Researchers in the field of large language models (LLMs) are focused on training these models to respond more effectively to human-generated text. This requires aligning the models with human preferences, reducing bias, and ensuring the generation of useful and safe responses, a task often achieved through supervised fine-tuning and complex pipelines like reinforcement learning from human feedback (RLHF). While tools such as HuggingFace TRL and DeepSpeedChat have been useful, they often lack the scalability and performance necessary for large-scale models.

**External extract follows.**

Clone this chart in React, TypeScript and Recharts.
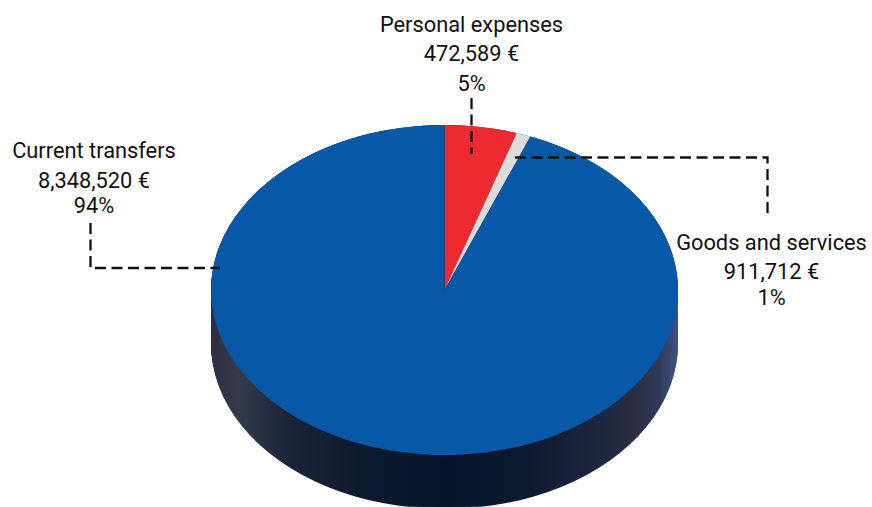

NVIDIA researchers introduced a new tool to streamline the training process. This tool is called NeMo-Aligner and it utilizes NVIDIA’s NeMo framework to optimize the whole RLHF pipeline. The tool focuses on optimizing both parallelism and distributed computing techniques, to better handle the complexity of training large-scale models. It also distributes the computing workload across various clusters to use hardware resources effectively.
NeMo-Aligner’s architecture enhances model alignment, making it more efficient and accessible. The tool divides the training pipeline into three stages: Supervised fine-tuning, Reward model training, and Proximal policy optimization (PPO). During PPO, the tool evenly distributes workloads among data-parallel workers, leading to improved training efficiency.

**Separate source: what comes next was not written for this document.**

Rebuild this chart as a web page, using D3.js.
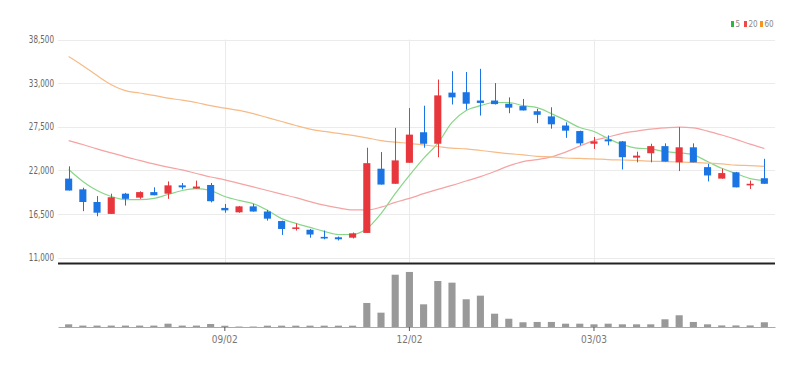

The performance of NeMo-Aligner has shown efficiency improvements, especially during the PPO stage. The integration of TensorRT-LLM reduces training times by up to seven times compared to more traditional methods. The tool also supports training models of up to 70 billion parameters, reducing training times while improving efficiency.

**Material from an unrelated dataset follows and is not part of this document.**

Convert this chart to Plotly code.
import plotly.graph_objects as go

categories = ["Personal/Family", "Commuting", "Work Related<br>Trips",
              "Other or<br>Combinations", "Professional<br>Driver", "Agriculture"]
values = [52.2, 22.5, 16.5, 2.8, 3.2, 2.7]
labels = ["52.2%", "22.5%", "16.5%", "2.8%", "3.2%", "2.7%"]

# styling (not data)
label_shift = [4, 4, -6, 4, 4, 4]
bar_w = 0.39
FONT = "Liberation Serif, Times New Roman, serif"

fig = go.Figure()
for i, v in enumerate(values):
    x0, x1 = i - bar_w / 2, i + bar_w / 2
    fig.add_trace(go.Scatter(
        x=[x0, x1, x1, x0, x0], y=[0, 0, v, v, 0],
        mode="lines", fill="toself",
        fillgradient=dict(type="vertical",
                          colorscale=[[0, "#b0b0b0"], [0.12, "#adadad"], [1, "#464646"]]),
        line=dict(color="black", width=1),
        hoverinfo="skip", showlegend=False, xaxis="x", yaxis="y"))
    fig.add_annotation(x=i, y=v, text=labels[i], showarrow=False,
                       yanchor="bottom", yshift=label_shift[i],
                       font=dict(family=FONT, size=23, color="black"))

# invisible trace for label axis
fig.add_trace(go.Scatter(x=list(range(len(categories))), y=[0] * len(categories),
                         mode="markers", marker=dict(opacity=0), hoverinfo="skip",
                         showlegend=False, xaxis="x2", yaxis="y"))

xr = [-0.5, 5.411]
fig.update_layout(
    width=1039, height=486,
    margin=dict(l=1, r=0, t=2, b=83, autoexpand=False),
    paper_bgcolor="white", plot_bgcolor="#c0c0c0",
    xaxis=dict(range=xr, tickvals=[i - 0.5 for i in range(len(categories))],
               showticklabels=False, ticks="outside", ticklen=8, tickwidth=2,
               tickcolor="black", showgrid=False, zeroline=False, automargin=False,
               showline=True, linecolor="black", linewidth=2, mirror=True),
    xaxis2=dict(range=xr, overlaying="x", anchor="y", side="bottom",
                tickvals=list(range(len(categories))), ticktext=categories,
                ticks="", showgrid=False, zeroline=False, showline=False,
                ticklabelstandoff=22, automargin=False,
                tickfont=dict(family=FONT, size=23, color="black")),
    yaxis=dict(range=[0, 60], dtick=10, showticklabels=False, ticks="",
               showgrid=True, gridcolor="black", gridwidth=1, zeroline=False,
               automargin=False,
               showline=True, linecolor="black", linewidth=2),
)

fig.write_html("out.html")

NeMo-Aligner is a flexible tool that can be integrated with various alignment algorithms like Supervised Finetuning, Direct Preference Optimization, and SPIN. It supports different optimization strategies and allows for alignment of models with human preferences across various aspects such as correctness and toxicity.
In summary, NeMo-Aligner is an effective tool for training large language models. It addresses the challenges of scalability and performance while streamlining the process of aligning large language models with human preferences. The tool enhances training efficiency and ensures that LLMs can be fine-tuned with improved alignment with human expectations.